Research project title: Infrastructures of Colonial Circulation
Supervisor/s: Professor Emma Waterton and Professor Jason Dittmer (UCL)
Funding : Leverhulme Trust
Focussing on Infrastructures of Colonial circulation, this PhD will explore how British colonial heritage is encountered in the immediacy of experience at two UNESCO World Heritage Sites: the Mountain Railways of India and the Chhatrapati Shivaji Terminus (India). I am part of the Heritage for Global Challenges Research Centre, a collaborative team working on dynamic and interrelated axes of critical heritage research: (1) Inclusions/Exclusions; (2) Colonial Legacies; (3) Mobilities and Materialities; (4) Anthropocene Encounters; (5) Cultures of Disaster and (6) Society-Nature Relations. My research will connect with Axis 2 Colonial Legacies, positioning British colonial heritage at the centre of current international debates by asking how that history is navigated, mobilised, repurposed, and resisted within the context of UNESCO’s World Heritage.
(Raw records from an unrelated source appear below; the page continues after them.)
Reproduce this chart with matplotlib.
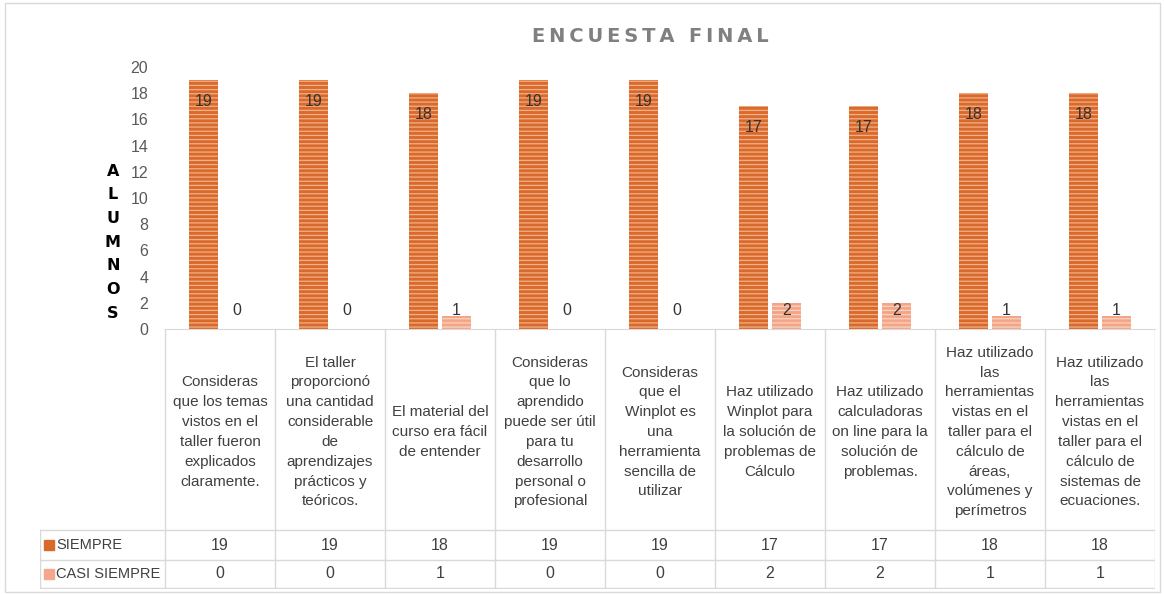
import matplotlib.pyplot as plt
import numpy as np
from matplotlib.patches import Rectangle

plt.rcParams['font.family'] = ['Liberation Sans', 'DejaVu Sans']
plt.rcParams['hatch.linewidth'] = 0.9

categories = [
    "Consideras\nque los temas\nvistos en el\ntaller fueron\nexplicados\nclaramente.",
    "El taller\nproporcionó\nuna cantidad\nconsiderable\nde\naprendizajes\nprácticos y\nteóricos.",
    "El material del\ncurso era fácil\nde entender",
    "Consideras\nque lo\naprendido\npuede ser útil\npara tu\ndesarrollo\npersonal o\nprofesional",
    "Consideras\nque el\nWinplot es\nuna\nherramienta\nsencilla de\nutilizar",
    "Haz utilizado\nWinplot para\nla solución de\nproblemas de\nCálculo",
    "Haz utilizado\ncalculadoras\non line para la\nsolución de\nproblemas.",
    "Haz utilizado\nlas\nherramientas\nvistas en el\ntaller para el\ncálculo de\náreas,\nvolúmenes y\nperímetros",
    "Haz utilizado\nlas\nherramientas\nvistas en el\ntaller para el\ncálculo de\nsistemas de\necuaciones.",
]
siempre = [19, 19, 18, 19, 19, 17, 17, 18, 18]
casi_siempre = [0, 0, 1, 0, 0, 2, 2, 1, 1]
series_names = ["SIEMPRE", "CASI SIEMPRE"]
y_label = "ALUMNOS"
title = "ENCUESTA FINAL"

W, H = 1164, 595
fig = plt.figure(figsize=(W / 100, H / 100), dpi=100)
fig.patch.set_facecolor('white')
fig.patches.append(Rectangle((5 / W, 3 / H), 1155 / W, 589 / H, transform=fig.transFigure,
                             fill=False, edgecolor='#D9D9D9', lw=1))

def px_axes(x0, y0, x1, y1):
    return fig.add_axes([x0 / W, 1 - y1 / H, (x1 - x0) / W, (y1 - y0) / H])

ax = px_axes(165, 67, 1155, 329)
x = np.arange(len(categories))
bw = 0.27
off = 0.15
text_col = '#404040'

ax.bar(x - off, siempre, bw, color='#D96A2B', edgecolor='#F2B088', hatch='----', lw=0)
ax.bar(x + off, casi_siempre, bw, color='#F3A586', edgecolor='#FAD3C3', hatch='----', lw=0)

for i, v in enumerate(siempre):
    ax.text(x[i] - off, v - 1.6, str(v), ha='center', va='center', fontsize=11.5, color='#333333')
for i, v in enumerate(casi_siempre):
    ax.text(x[i] + off, max(v, 2) - 0.6, str(v), ha='center', va='center', fontsize=11.5, color='#333333')

ax.set_xlim(-0.5, len(categories) - 0.5)
ax.set_ylim(0, 20)
ax.set_yticks(range(0, 21, 2))
ax.tick_params(axis='y', length=0, labelsize=11.5, labelcolor='#595959', pad=12)
ax.set_xticks([])
for s in ['top', 'right', 'left']:
    ax.spines[s].set_visible(False)
ax.spines['bottom'].set_color('#D9D9D9')

# stacked y label
for k, ch in enumerate(y_label):
    fig.text(113 / W, 1 - (171 + k * 23.7) / H, ch, ha='center', va='center',
             fontsize=11.5, fontweight='bold', color='black', family='DejaVu Sans')

fig.text(650 / W, 1 - 36 / H, '\u2009'.join(title), ha='center', va='center',
         fontsize=14, fontweight='bold', color='#808080', family='DejaVu Sans')

# data table
tax = px_axes(40, 329, 1155, 589)
tax.set_xlim(-0.5 - 125 / 110, len(categories) - 0.5)
tax.set_ylim(589, 329)
tax.axis('off')
lc = '#D9D9D9'
xl = -0.5 - 125 / 110
for b in np.arange(-0.5, len(categories), 1.0):
    tax.plot([b, b], [329, 588], color=lc, lw=1)
tax.plot([xl, xl], [530, 588], color=lc, lw=1)
for yy in [530, 560, 588]:
    tax.plot([xl, len(categories) - 0.5], [yy, yy], color=lc, lw=1)

for i, c in enumerate(categories):
    tax.text(x[i], 432, c, ha='center', va='center', fontsize=11, color=text_col,
             linespacing=1.53)
    tax.text(x[i], 545, str(siempre[i]), ha='center', va='center', fontsize=11.5, color=text_col)
    tax.text(x[i], 574, str(casi_siempre[i]), ha='center', va='center', fontsize=11.5, color=text_col)

key_cols = ['#D9692A', '#F2A88A']
for j, (name, yy) in enumerate(zip(series_names, [545, 574])):
    tax.add_patch(Rectangle((xl + 4 / 110, yy - 5), 10 / 110, 10, color=key_cols[j]))
    tax.text(xl + 16 / 110, yy, name, ha='left', va='center', fontsize=10.5, color=text_col)

fig.savefig('out.png', dpi=100)
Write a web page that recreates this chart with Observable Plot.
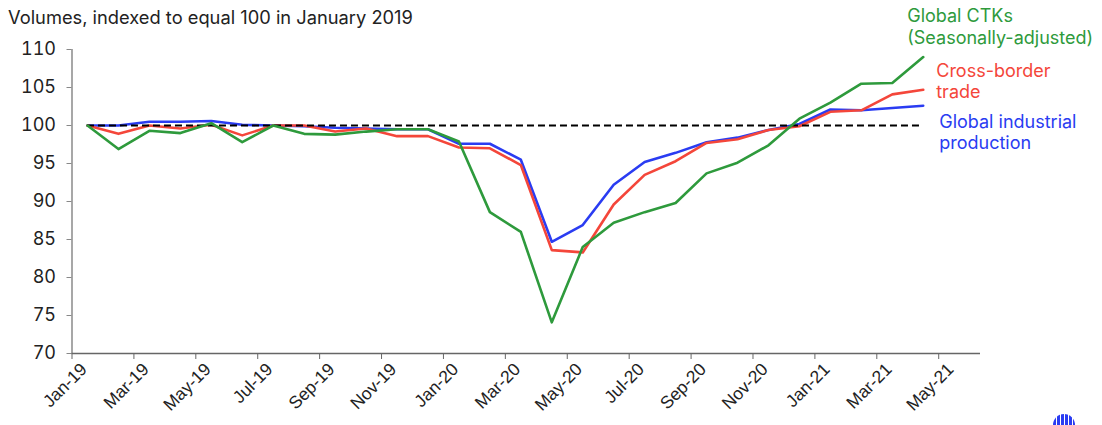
<!DOCTYPE html>
<html>
<head>
<meta charset="utf-8">
<script src="https://cdn.jsdelivr.net/npm/d3@7"></script>
<script src="https://cdn.jsdelivr.net/npm/@observablehq/plot@0.6"></script>
<style>
  html, body { margin: 0; padding: 0; background: #fff; }
  #wrap { position: relative; width: 1102px; height: 425px; font-family: Inter, "Noto Sans", sans-serif; overflow: hidden; }
  #title { position: absolute; left: 8px; top: 6px; font-size: 18.3px; color: #222; white-space: nowrap; }
  #logo { position: absolute; left: 1053px; top: 414px; width: 22px; height: 22px; border-radius: 50%;
          background: repeating-linear-gradient(90deg, #2a3cf2 0 3px, #fff 3px 4px); }
</style>
</head>
<body>
<div id="wrap">
  <div id="chart"></div>
  <div id="title">Volumes, indexed to equal 100 in January 2019</div>
  <div id="logo"></div>
</div>
<script>
const months = ["Jan-19","Feb-19","Mar-19","Apr-19","May-19","Jun-19","Jul-19","Aug-19","Sep-19","Oct-19","Nov-19","Dec-19",
  "Jan-20","Feb-20","Mar-20","Apr-20","May-20","Jun-20","Jul-20","Aug-20","Sep-20","Oct-20","Nov-20","Dec-20",
  "Jan-21","Feb-21","Mar-21","Apr-21"];
const ctks = [100, 96.9, 99.3, 99.0, 100.3, 97.8, 100.0, 98.9, 98.8, 99.2, 99.5, 99.5,
  97.9, 88.6, 86.0, 74.1, 84.0, 87.2, 88.6, 89.8, 93.7, 95.1, 97.4, 100.9,
  103.0, 105.5, 105.6, 109.0];
const trade = [100, 98.9, 100.0, 99.6, 100.1, 98.7, 100.0, 100.0, 99.2, 99.6, 98.6, 98.6,
  97.1, 97.0, 94.8, 83.6, 83.3, 89.6, 93.5, 95.3, 97.7, 98.2, 99.4, 99.9,
  101.8, 102.0, 104.1, 104.7];
const industrial = [100, 100.0, 100.5, 100.5, 100.6, 100.1, 100.0, 99.9, 99.7, 99.6, 99.5, 99.5,
  97.6, 97.6, 95.5, 84.7, 86.9, 92.2, 95.2, 96.4, 97.8, 98.4, 99.4, 100.2,
  102.1, 102.0, 102.3, 102.6];
const tickLabels = ["Jan-19","Mar-19","May-19","Jul-19","Sep-19","Nov-19","Jan-20","Mar-20","May-20","Jul-20","Sep-20","Nov-20","Jan-21","Mar-21","May-21"];
const yTicks = [70, 75, 80, 85, 90, 95, 100, 105, 110];
const seriesNames = ["Global CTKs\n(Seasonally-adjusted)", "Cross-border\ntrade", "Global industrial\nproduction"];
const seriesColors = ["#2e9a3c", "#f4463a", "#2a3cf2"];

// month i sits in the middle of its category slot
const rows = months.map((m, i) => ({month: m, pos: i + 0.5, ctks: ctks[i], trade: trade[i], industrial: industrial[i]}));
const last = rows[rows.length - 1];
const xTicks = tickLabels.map((_, k) => 2 * k);

const chart = Plot.plot({
  width: 1102,
  height: 425,
  marginLeft: 71.5,
  marginRight: 122,
  marginTop: 49,
  marginBottom: 72,
  style: {fontFamily: "Inter, 'Noto Sans', sans-serif", fontSize: "18px", color: "#222", background: "#fff"},
  x: {domain: [0, 29.35]},
  y: {domain: [70, 110]},
  marks: [
    Plot.axisY({ticks: yTicks, tickSize: 5, tickPadding: 11, label: null, stroke: "#888", fontSize: 18, fill: "#222"}),
    // tick marks only
    Plot.axisX({ticks: xTicks, tickFormat: () => "", tickSize: 6, label: null, stroke: "#666"}),
    // rotated labels, shifted right of their ticks
    Plot.axisX({ticks: xTicks, tickFormat: (d) => tickLabels[d / 2], tickSize: 0, tickPadding: 13,
      tickRotate: -45, dx: 12, label: null, fontSize: 17.5, fill: "#222", fontFamily: "'Liberation Sans', Arial, sans-serif"}),
    Plot.ruleX([0], {y1: 70, y2: 110, stroke: "#8a8a8a", strokeWidth: 1.5}),
    Plot.ruleY([70], {stroke: "#666", strokeWidth: 1.5}),
    Plot.lineY(rows, {x: "pos", y: "industrial", stroke: seriesColors[2], strokeWidth: 2.6}),
    Plot.lineY(rows, {x: "pos", y: "trade", stroke: seriesColors[1], strokeWidth: 2.6}),
    Plot.ruleY([100], {x1: rows[0].pos, x2: last.pos, stroke: "#000", strokeWidth: 2.2, strokeDasharray: "7,4"}),
    Plot.lineY(rows, {x: "pos", y: "ctks", stroke: seriesColors[0], strokeWidth: 2.6}),
    Plot.text([last], {x: "pos", y: "ctks", text: () => seriesNames[0], fill: seriesColors[0], textAnchor: "start", lineAnchor: "middle", lineHeight: 1.2, dx: -16, dy: -31, fontSize: 18}),
    Plot.text([last], {x: "pos", y: "trade", text: () => seriesNames[1], fill: seriesColors[1], textAnchor: "start", lineAnchor: "middle", lineHeight: 1.2, dx: 13, dy: -9, fontSize: 18}),
    Plot.text([last], {x: "pos", y: "industrial", text: () => seriesNames[2], fill: seriesColors[2], textAnchor: "start", lineAnchor: "middle", lineHeight: 1.2, dx: 16, dy: 26, fontSize: 18})
  ]
});
document.getElementById("chart").appendChild(chart);
</script>
</body>
</html>
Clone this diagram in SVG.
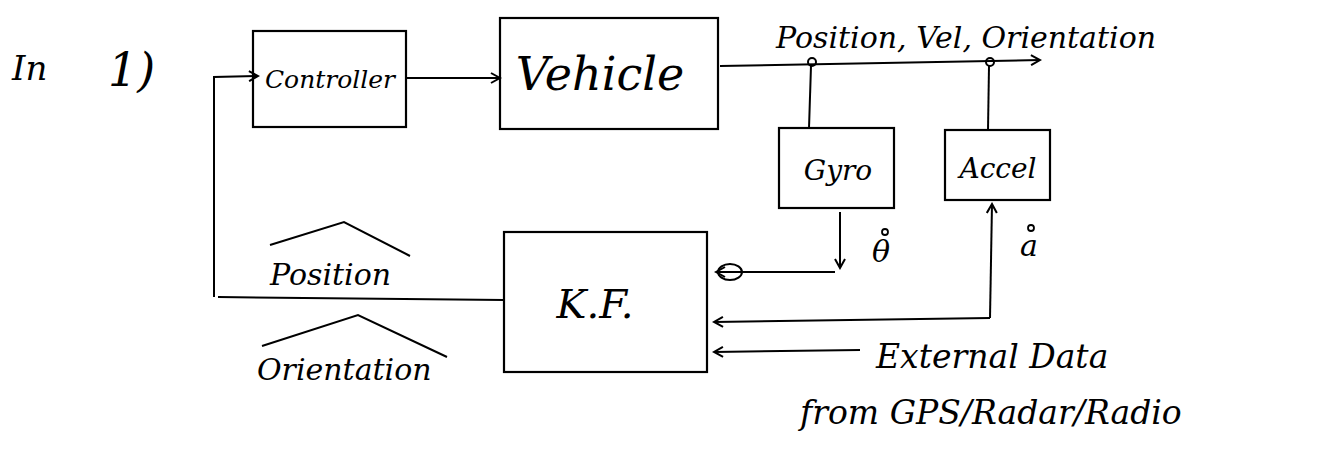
<svg xmlns="http://www.w3.org/2000/svg" width="1322" height="452" viewBox="0 0 1322 452">
<style>
.box{fill:none;stroke:#000;stroke-width:2.2}
.ln{fill:none;stroke:#000;stroke-width:2}
.t{font-family:"DejaVu Serif","Liberation Serif",serif;font-style:italic;fill:#000}
.dot{fill:none;stroke:#000;stroke-width:1.8}
</style>
<defs>
<marker id="ah" markerWidth="12" markerHeight="12" refX="10" refY="6" orient="auto" markerUnits="userSpaceOnUse">
<path d="M1,1 L10,6 L1,11" fill="none" stroke="#000" stroke-width="2"/>
</marker>
</defs>
<rect width="1322" height="452" fill="#fff"/>
<g id="title">
<text class="t" x="12" y="80" font-size="34">In</text>
<text class="t" x="108" y="86" font-size="46">1)</text>
</g>
<g id="controller">
<rect class="box" x="253" y="31" width="153" height="96"/>
<text class="t" x="330" y="88" font-size="25" text-anchor="middle">Controller</text>
</g>
<g id="vehicle">
<rect class="box" x="500" y="18" width="218" height="111"/>
<text class="t" x="600" y="90" font-size="46" text-anchor="middle">Vehicle</text>
</g>
<g id="gyro">
<rect class="box" x="779" y="128" width="115" height="80"/>
<text class="t" x="838" y="180" font-size="28" text-anchor="middle">Gyro</text>
</g>
<g id="accel">
<rect class="box" x="945" y="130" width="105" height="70"/>
<text class="t" x="998" y="178" font-size="28" text-anchor="middle">Accel</text>
</g>
<g id="kf">
<rect class="box" x="504" y="232" width="203" height="140"/>
<text class="t" x="595" y="318" font-size="40" text-anchor="middle">K.F.</text>
</g>
<g id="labels">
<text class="t" x="872" y="262" font-size="30">θ</text>
<circle class="dot" cx="885" cy="232" r="3"/>
<text class="t" x="1020" y="256" font-size="30">a</text>
<circle class="dot" cx="1031" cy="228" r="3"/>
<text class="t" x="776" y="48" font-size="30">Position, Vel, Orientation</text>
<text class="t" x="270" y="285" font-size="30">Position</text>
<path class="ln" d="M270,245 L344,222 L410,256"/>
<text class="t" x="257" y="380" font-size="30">Orientation</text>
<path class="ln" d="M262,346 L358,315 L447,357"/>
<text class="t" x="876" y="368" font-size="33">External Data</text>
<text class="t" x="800" y="424" font-size="33">from GPS/Radar/Radio</text>
</g>
<g id="connectors">
<path class="ln" d="M214,297 L214,77 L258,76" marker-end="url(#ah)"/>
<path class="ln" d="M406,78 L500,78" marker-end="url(#ah)"/>
<path class="ln" d="M504,300 L218,297"/>
<path class="ln" d="M720,66 L1040,60" marker-end="url(#ah)"/>
<circle cx="812" cy="62" r="4" fill="none" stroke="#000" stroke-width="2"/>
<circle cx="990" cy="62" r="4" fill="none" stroke="#000" stroke-width="2"/>
<path class="ln" d="M811,66 L809,128"/>
<path class="ln" d="M989,66 L988,130"/>
<path class="ln" d="M840,212 L840,268" marker-end="url(#ah)"/>
<path class="ln" d="M835,272 L716,272" marker-end="url(#ah)"/>
<ellipse cx="730" cy="272" rx="12" ry="8" fill="none" stroke="#000" stroke-width="2"/>
<path class="ln" d="M990,318 L992,204" marker-end="url(#ah)"/>
<path class="ln" d="M990,318 L714,322" marker-end="url(#ah)"/>
<path class="ln" d="M860,350 L714,352" marker-end="url(#ah)"/>
</g>
</svg>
After completing my undergraduate degree in architecture in 2018, I gained field experience for two years in multiple architecture firms. I worked as a design architect in both contemporary and vernacular design projects. I eventually found myself gravitating towards the field of Heritage Studies, hence enrolled for a Postgraduate Diploma in Heritage Studies offered by INTACH (Indian National Trust for Arts and Cultural Heritage), New Delhi where I participated in a range of academic projects documenting and analysing the historic layers of Delhi, by analysing heritage sites from the point of view of visitors, stakeholders, and governing bodies, citizens of the city and heritage professionals. It is also worthy to note that my project was selected at INTACH to be displayed in a resident’s festival of Nizamuddin East for having used UNESCO’s Historic Urban Landscape approach towards striking the tender balance between development and conservation.
I went ahead to pursue an MA in Conservation studies from the University of York as my interest further grew. I graduated with a distinction for my dissertation, where I conducted a critical analysis on the themes of conflicted heritage, conservation and nationalism. I used the highly conferred planned rearrangement of Central Vista in New Delhi, to look at the epistemological issues in the field of contemporary cultural heritage, illustrating the politics in the realm of heritage decision making.